The twin cañon to the northward held its tumbling waters too, and Seven Lakes, Monument Park, Rainbow Falls, Manitou Park, Williams’ Cañon, Cave of the Winds, Engleman’s Cañon, Red Cañon, Crystal Park, Glen Eyrie—all these were the same as now, but unnamed and almost unnoted. Nothing in the modern world is ever done until a railroad comes.

Yet there has been a change; as great a change as the ingenuity of man can make in everlasting things. The Manitou Grand Caverns have been discovered and opened, precisely as though nature had not been lavish enough before, and must needs do some other brilliant thing through man’s accident and luck. Wagon roads have been graded in all directions, and from one famous place to another, until there is no pleasure ground in America, possibly in the world, so well equipped for out-of-doors pleasure in a climate that has no vicissitudes, and amid remarkable scenes that have been clustered around this one favored spot with a profusion unknown elsewhere in all the civilized world.

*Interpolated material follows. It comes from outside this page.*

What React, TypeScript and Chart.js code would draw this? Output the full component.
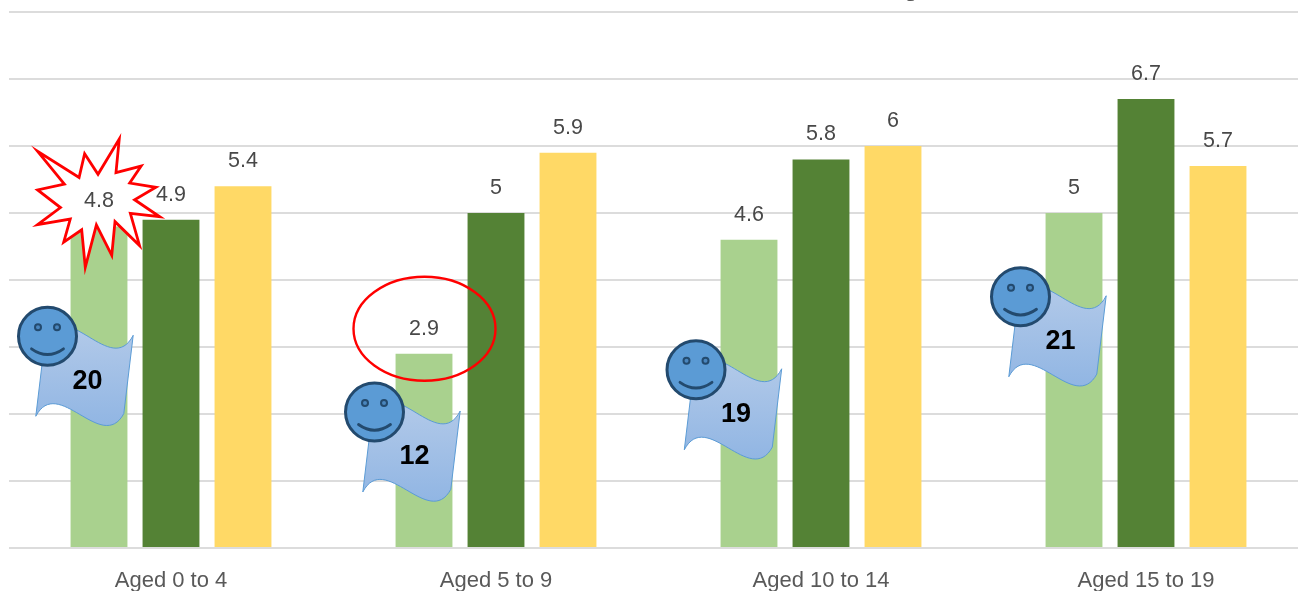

To South Cheyenne Cañon from Manitou it is nine miles; to North Cheyenne Cañon eight and one-half; from the mouth of the cañon to the Rainbow Falls and Grand Caverns it is one and one-half miles, and every visitor wishes it was further, because it is a road of rugged sweetness quite unequaled; to Red Cañon it is three miles; to Crystal Park, three; to the Garden of the Gods, three—a drive lovely as pleasure knows, with an extraordinary scene at the end of it; to Glen Eyrie it is five miles; to Monument Park by “trail”—which is native for a fine riding road—it is seven and one-half miles; by carriage road it is nine miles; to Seven Lakes, again by trail, it is nine miles; to the summit of Pike’s Peak, this time by the Cog Road, it is nine wonderful miles, with an elevation rarely attained in this life at the end of it; to the same by trail it is thirteen miles. There are four ways of going up this mountain, to climb which was a few years ago a remarkable feat—afoot, horseback, by carriage and by rail. All these ways are practised, according to the spirit and physical condition of the visitor. The bicycle, for only this once, is not included.

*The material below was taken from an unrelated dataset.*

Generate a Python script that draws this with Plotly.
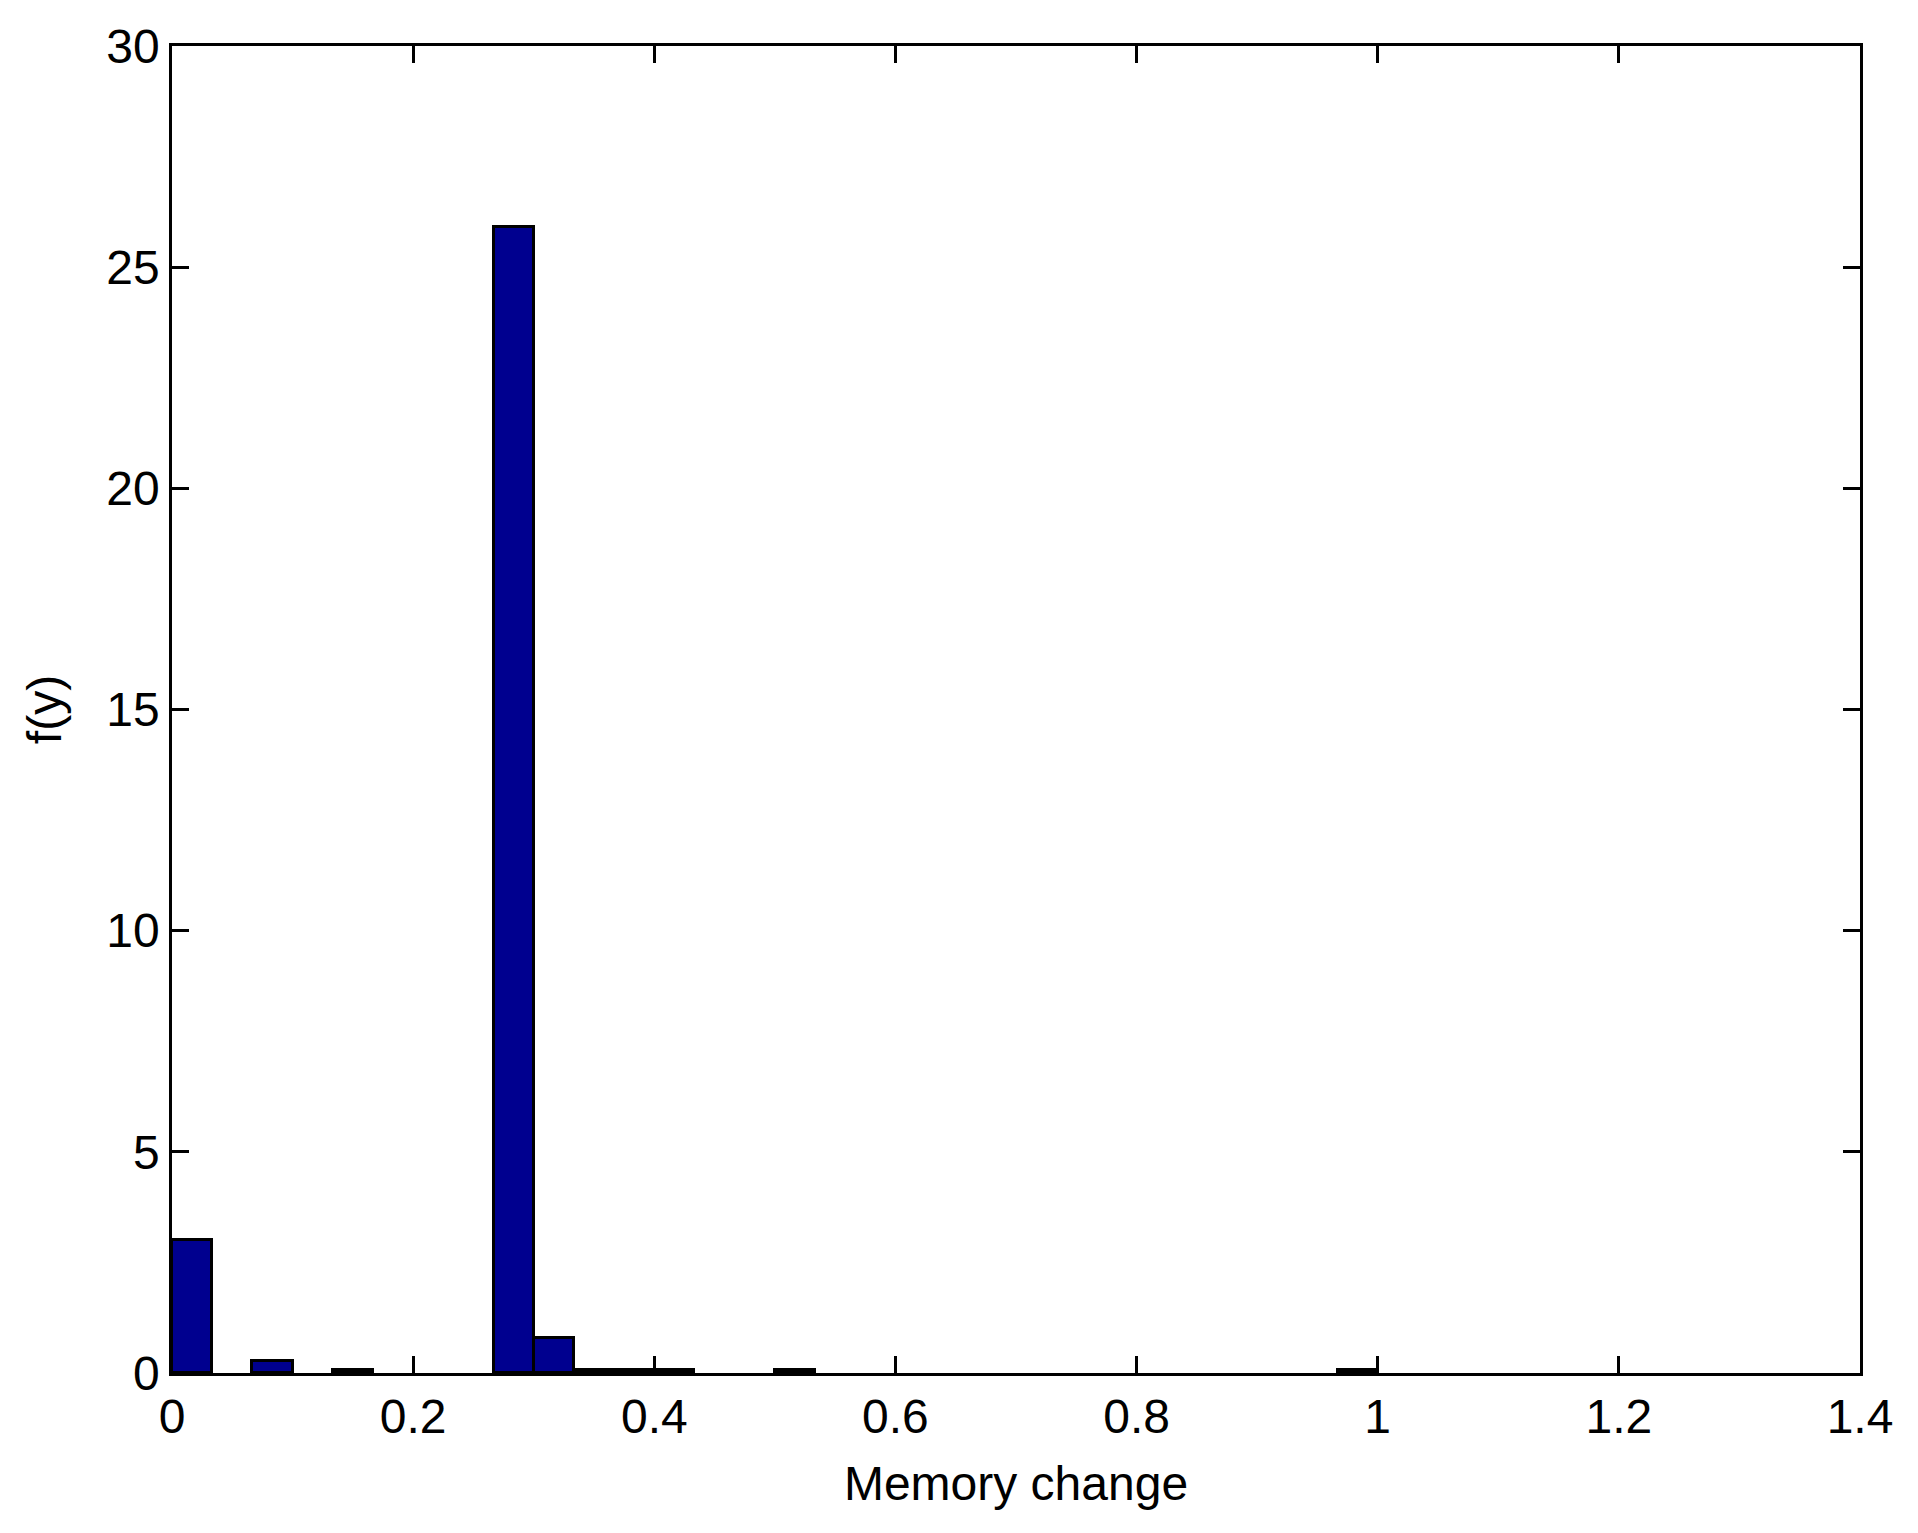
import plotly.graph_objects as go

# Histogram data: 30 bins of width 1/30 on [0, 1], density values f(y)
bin_width = 1.0 / 30.0
bin_index = list(range(30))
density = [3.0, 0.0, 0.27, 0.0, 0.07, 0.0, 0.0, 0.0, 25.9, 0.8,
           0.07, 0.07, 0.07, 0.0, 0.0, 0.07, 0.0, 0.0, 0.0, 0.0,
           0.0, 0.0, 0.0, 0.0, 0.0, 0.0, 0.0, 0.0, 0.0, 0.07]

x_ticks = [0, 0.2, 0.4, 0.6, 0.8, 1.0, 1.2, 1.4]
x_tick_labels = ["0", "0.2", "0.4", "0.6", "0.8", "1", "1.2", "1.4"]
y_ticks = [0, 5, 10, 15, 20, 25, 30]

# only non-empty bins are drawn
bar_x = [(i + 0.5) * bin_width for i, d in zip(bin_index, density) if d > 0]
bar_y = [d for d in density if d > 0]

FONT = "Liberation Sans, Arial, sans-serif"

fig = go.Figure()
fig.add_trace(go.Bar(
    x=bar_x,
    y=bar_y,
    width=bin_width,
    marker=dict(color="rgb(0,0,143)", line=dict(color="black", width=3)),
    showlegend=False,
))

axis_common = dict(
    showline=True, linecolor="black", linewidth=2.5, mirror="ticks",
    ticks="inside", ticklen=17, tickwidth=2.5, tickcolor="black",
    showgrid=False, zeroline=False,
    tickfont=dict(family=FONT, size=48, color="black"),
)

fig.update_layout(
    width=1918, height=1533,
    margin=dict(l=164, r=66, t=28, b=168),
    paper_bgcolor="white", plot_bgcolor="white",
    bargap=0,
    font=dict(family=FONT, color="black"),
    xaxis=dict(
        range=[0, 1.4], tickvals=x_ticks, ticktext=x_tick_labels,
        title=dict(text="Memory change", font=dict(family=FONT, size=48, color="black"), standoff=25),
        **axis_common,
    ),
    yaxis=dict(
        range=[0, 30], tickvals=y_ticks,
        title=dict(text="f(y)", font=dict(family=FONT, size=48, color="black"), standoff=30),
        **axis_common,
    ),
)

fig.write_html("out.html")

These are some of the show places, the world-renowned scenes about which there cannot easily be any exaggeration. People linger among them for months, and go to them again and again.

But in addition to these there are scores of mountain nooks and corners; cañons, caves, waterfalls; private places that the visitor seeks out or casually finds for himself. There are acres, and quarter and half acres that have been discovered hundreds of times, and are owned, practically without cost, by the finder for so long as he lingers amid these scenes. There may be sometimes a pair, to whom the place is a joint-stock enterprise.